Input rows ::
— start —

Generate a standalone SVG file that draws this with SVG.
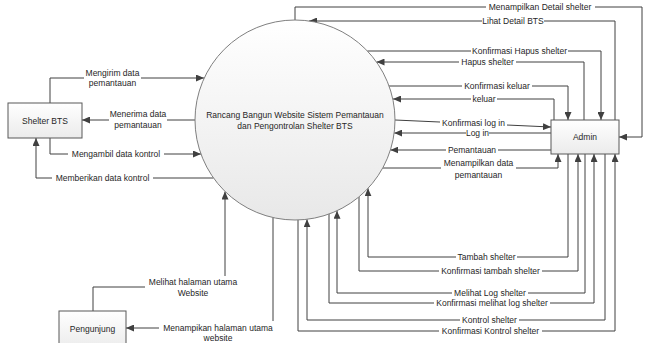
<svg xmlns="http://www.w3.org/2000/svg" width="650" height="343" viewBox="0 0 650 343">
<defs>
<linearGradient id="gc" x1="0" y1="0" x2="0" y2="1"><stop offset="0" stop-color="#ffffff"/><stop offset="1" stop-color="#e8e8e8"/></linearGradient>
<linearGradient id="gb" x1="0" y1="0" x2="0" y2="1"><stop offset="0" stop-color="#ffffff"/><stop offset="1" stop-color="#ebebeb"/></linearGradient>
<marker id="ar" markerWidth="8" markerHeight="7" refX="8" refY="3.5" orient="auto" markerUnits="userSpaceOnUse"><path d="M0,0 L8,3.5 L0,7 z" fill="#404040"/></marker>
</defs>
<style>
text{font-family:"Liberation Sans",Arial,sans-serif;font-size:8.5px;fill:#262626;text-anchor:middle}
.c{fill:none;stroke:#404040;stroke-width:1}
.a{marker-end:url(#ar)}
.bg{fill:#ffffff}
.box{fill:url(#gb);stroke:#595959;stroke-width:1}
</style>
<rect width="650" height="343" fill="#ffffff"/>
<g id="connectors">
<path class="c a" d="M50,103 V78 H204"/>
<path class="c a" d="M195,120 H82"/>
<path class="c a" d="M50,138 V154 H201"/>
<path class="c a" d="M213.5,178 H36 V138"/>
<path class="c a" d="M93,311 V287 H225 V191.5"/>
<path class="c a" d="M273,217.5 V328 H126"/>
<path class="c a" d="M295,20 V7 H642 V137 H619"/>
<path class="c a" d="M615,120 V21 H309"/>
<path class="c a" d="M367.4,51 H601 V120"/>
<path class="c a" d="M584,120 V62 H376.5"/>
<path class="c a" d="M389,86 H568 V120"/>
<path class="c a" d="M554,120 V99 H393"/>
<path class="c a" d="M395,120 L551,127"/>
<path class="c a" d="M551,133 H394.2"/>
<path class="c a" d="M551,150 H390.4"/>
<path class="c a" d="M382.7,168 H558 V154"/>
<path class="c a" d="M568,154 V257 H368 V188.3"/>
<path class="c a" d="M359,196.8 V271 H578 V154"/>
<path class="c a" d="M585,154 V293 H337 V210.8"/>
<path class="c a" d="M329,214 V303 H594 V154"/>
<path class="c a" d="M605,154 V320 H307 V219.3"/>
<path class="c a" d="M298,220 V331 H615 V154"/>
</g>
<g id="labels">
<rect class="bg" x="84" y="67" width="57" height="23"/>
<text x="112.5" y="75.5">Mengirim data</text><text x="112.5" y="86">pemantauan</text>
<rect class="bg" x="109" y="109" width="58" height="23"/>
<text x="138" y="116.5">Menerima data</text><text x="138" y="128">pemantauan</text>
<rect class="bg" x="68" y="149" width="96" height="11"/>
<text x="116" y="157">Mengambil data kontrol</text>
<rect class="bg" x="52" y="173" width="101" height="11"/>
<text x="102.5" y="181">Memberikan data kontrol</text>
<rect class="bg" x="145" y="276" width="96" height="23"/>
<text x="193" y="284.5">Melihat halaman utama</text><text x="193" y="295.5">Website</text>
<rect class="bg" x="159" y="321" width="118" height="24"/>
<text x="218" y="331">Menampikan halaman utama</text><text x="218" y="341">website</text>
<rect class="bg" x="486" y="2" width="109" height="11"/>
<text x="540" y="10">Menampilkan Detail shelter</text>
<rect class="bg" x="482" y="16" width="62" height="11"/>
<text x="513" y="24">Lihat Detail BTS</text>
<rect class="bg" x="471" y="46" width="97" height="11"/>
<text x="519.5" y="54">Konfirmasi Hapus shelter</text>
<rect class="bg" x="459" y="57" width="57" height="11"/>
<text x="487.5" y="65">Hapus shelter</text>
<rect class="bg" x="462" y="81" width="70" height="11"/>
<text x="497" y="89">Konfirmasi keluar</text>
<rect class="bg" x="471" y="94" width="26" height="11"/>
<text x="484" y="102">keluar</text>
<rect class="bg" x="440" y="118" width="67" height="11"/>
<text x="473.5" y="126">Konfirmasi log in</text>
<rect class="bg" x="466" y="129.5" width="23" height="8"/>
<text x="477.5" y="136">Log in</text>
<rect class="bg" x="446" y="145" width="52" height="11"/>
<text x="472" y="153">Pemantauan</text>
<rect class="bg" x="441" y="157" width="75" height="24"/>
<text x="478.5" y="166">Menampilkan data</text><text x="478.5" y="178">pemantauan</text>
<rect class="bg" x="456" y="252" width="61" height="11"/>
<text x="486.5" y="260">Tambah shelter</text>
<rect class="bg" x="439" y="266" width="103" height="11"/>
<text x="490.5" y="274">Konfirmasi tambah shelter</text>
<rect class="bg" x="452" y="288" width="76" height="11"/>
<text x="490" y="296">Melihat Log shelter</text>
<rect class="bg" x="434" y="298" width="116" height="11"/>
<text x="492" y="306">Konfirmasi melihat log shelter</text>
<rect class="bg" x="460" y="315" width="59" height="11"/>
<text x="489.5" y="323">Kontrol shelter</text>
<rect class="bg" x="439" y="326" width="103" height="11"/>
<text x="490.5" y="334">Konfirmasi Kontrol shelter</text>
</g>
<g id="system">
<circle cx="295" cy="120" r="100" fill="url(#gc)" stroke="#7f7f7f" stroke-width="1"/>
<text x="295" y="118">Rancang Bangun Website Sistem Pemantauan</text>
<text x="295" y="128.5">dan Pengontrolan Shelter BTS</text>
</g>
<g id="shelter-bts">
<rect class="box" x="8" y="103" width="74" height="35"/>
<text x="45" y="123.5">Shelter BTS</text>
</g>
<g id="admin">
<rect class="box" x="551" y="120" width="68" height="34"/>
<text x="585" y="140">Admin</text>
</g>
<g id="pengunjung">
<rect class="box" x="59" y="311" width="67" height="38"/>
<text x="92.5" y="332">Pengunjung</text>
</g>
</svg>
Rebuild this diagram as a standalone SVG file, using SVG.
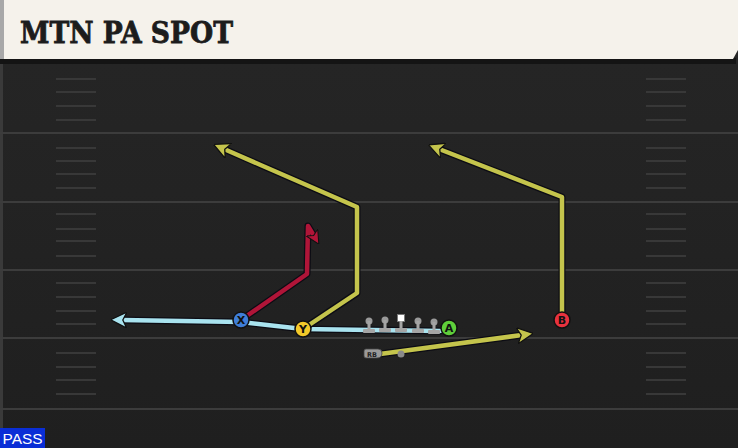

— end —

Task objective ::
The material above must be printed exactly, with its pictures left out.

Problem solution ::
Generate a standalone SVG file that draws this with SVG.
<svg xmlns="http://www.w3.org/2000/svg" width="650" height="343" viewBox="0 0 650 343">
<defs>
<linearGradient id="gc" x1="0" y1="0" x2="0" y2="1"><stop offset="0" stop-color="#ffffff"/><stop offset="1" stop-color="#e8e8e8"/></linearGradient>
<linearGradient id="gb" x1="0" y1="0" x2="0" y2="1"><stop offset="0" stop-color="#ffffff"/><stop offset="1" stop-color="#ebebeb"/></linearGradient>
<marker id="ar" markerWidth="8" markerHeight="7" refX="8" refY="3.5" orient="auto" markerUnits="userSpaceOnUse"><path d="M0,0 L8,3.5 L0,7 z" fill="#404040"/></marker>
</defs>
<style>
text{font-family:"Liberation Sans",Arial,sans-serif;font-size:8.5px;fill:#262626;text-anchor:middle}
.c{fill:none;stroke:#404040;stroke-width:1}
.a{marker-end:url(#ar)}
.bg{fill:#ffffff}
.box{fill:url(#gb);stroke:#595959;stroke-width:1}
</style>
<rect width="650" height="343" fill="#ffffff"/>
<g id="connectors">
<path class="c a" d="M50,103 V78 H204"/>
<path class="c a" d="M195,120 H82"/>
<path class="c a" d="M50,138 V154 H201"/>
<path class="c a" d="M213.5,178 H36 V138"/>
<path class="c a" d="M93,311 V287 H225 V191.5"/>
<path class="c a" d="M273,217.5 V328 H126"/>
<path class="c a" d="M295,20 V7 H642 V137 H619"/>
<path class="c a" d="M615,120 V21 H309"/>
<path class="c a" d="M367.4,51 H601 V120"/>
<path class="c a" d="M584,120 V62 H376.5"/>
<path class="c a" d="M389,86 H568 V120"/>
<path class="c a" d="M554,120 V99 H393"/>
<path class="c a" d="M395,120 L551,127"/>
<path class="c a" d="M551,133 H394.2"/>
<path class="c a" d="M551,150 H390.4"/>
<path class="c a" d="M382.7,168 H558 V154"/>
<path class="c a" d="M568,154 V257 H368 V188.3"/>
<path class="c a" d="M359,196.8 V271 H578 V154"/>
<path class="c a" d="M585,154 V293 H337 V210.8"/>
<path class="c a" d="M329,214 V303 H594 V154"/>
<path class="c a" d="M605,154 V320 H307 V219.3"/>
<path class="c a" d="M298,220 V331 H615 V154"/>
</g>
<g id="labels">
<rect class="bg" x="84" y="67" width="57" height="23"/>
<text x="112.5" y="75.5">Mengirim data</text><text x="112.5" y="86">pemantauan</text>
<rect class="bg" x="109" y="109" width="58" height="23"/>
<text x="138" y="116.5">Menerima data</text><text x="138" y="128">pemantauan</text>
<rect class="bg" x="68" y="149" width="96" height="11"/>
<text x="116" y="157">Mengambil data kontrol</text>
<rect class="bg" x="52" y="173" width="101" height="11"/>
<text x="102.5" y="181">Memberikan data kontrol</text>
<rect class="bg" x="145" y="276" width="96" height="23"/>
<text x="193" y="284.5">Melihat halaman utama</text><text x="193" y="295.5">Website</text>
<rect class="bg" x="159" y="321" width="118" height="24"/>
<text x="218" y="331">Menampikan halaman utama</text><text x="218" y="341">website</text>
<rect class="bg" x="486" y="2" width="109" height="11"/>
<text x="540" y="10">Menampilkan Detail shelter</text>
<rect class="bg" x="482" y="16" width="62" height="11"/>
<text x="513" y="24">Lihat Detail BTS</text>
<rect class="bg" x="471" y="46" width="97" height="11"/>
<text x="519.5" y="54">Konfirmasi Hapus shelter</text>
<rect class="bg" x="459" y="57" width="57" height="11"/>
<text x="487.5" y="65">Hapus shelter</text>
<rect class="bg" x="462" y="81" width="70" height="11"/>
<text x="497" y="89">Konfirmasi keluar</text>
<rect class="bg" x="471" y="94" width="26" height="11"/>
<text x="484" y="102">keluar</text>
<rect class="bg" x="440" y="118" width="67" height="11"/>
<text x="473.5" y="126">Konfirmasi log in</text>
<rect class="bg" x="466" y="129.5" width="23" height="8"/>
<text x="477.5" y="136">Log in</text>
<rect class="bg" x="446" y="145" width="52" height="11"/>
<text x="472" y="153">Pemantauan</text>
<rect class="bg" x="441" y="157" width="75" height="24"/>
<text x="478.5" y="166">Menampilkan data</text><text x="478.5" y="178">pemantauan</text>
<rect class="bg" x="456" y="252" width="61" height="11"/>
<text x="486.5" y="260">Tambah shelter</text>
<rect class="bg" x="439" y="266" width="103" height="11"/>
<text x="490.5" y="274">Konfirmasi tambah shelter</text>
<rect class="bg" x="452" y="288" width="76" height="11"/>
<text x="490" y="296">Melihat Log shelter</text>
<rect class="bg" x="434" y="298" width="116" height="11"/>
<text x="492" y="306">Konfirmasi melihat log shelter</text>
<rect class="bg" x="460" y="315" width="59" height="11"/>
<text x="489.5" y="323">Kontrol shelter</text>
<rect class="bg" x="439" y="326" width="103" height="11"/>
<text x="490.5" y="334">Konfirmasi Kontrol shelter</text>
</g>
<g id="system">
<circle cx="295" cy="120" r="100" fill="url(#gc)" stroke="#7f7f7f" stroke-width="1"/>
<text x="295" y="118">Rancang Bangun Website Sistem Pemantauan</text>
<text x="295" y="128.5">dan Pengontrolan Shelter BTS</text>
</g>
<g id="shelter-bts">
<rect class="box" x="8" y="103" width="74" height="35"/>
<text x="45" y="123.5">Shelter BTS</text>
</g>
<g id="admin">
<rect class="box" x="551" y="120" width="68" height="34"/>
<text x="585" y="140">Admin</text>
</g>
<g id="pengunjung">
<rect class="box" x="59" y="311" width="67" height="38"/>
<text x="92.5" y="332">Pengunjung</text>
</g>
</svg>
Rebuild this diagram as a standalone SVG file, using SVG.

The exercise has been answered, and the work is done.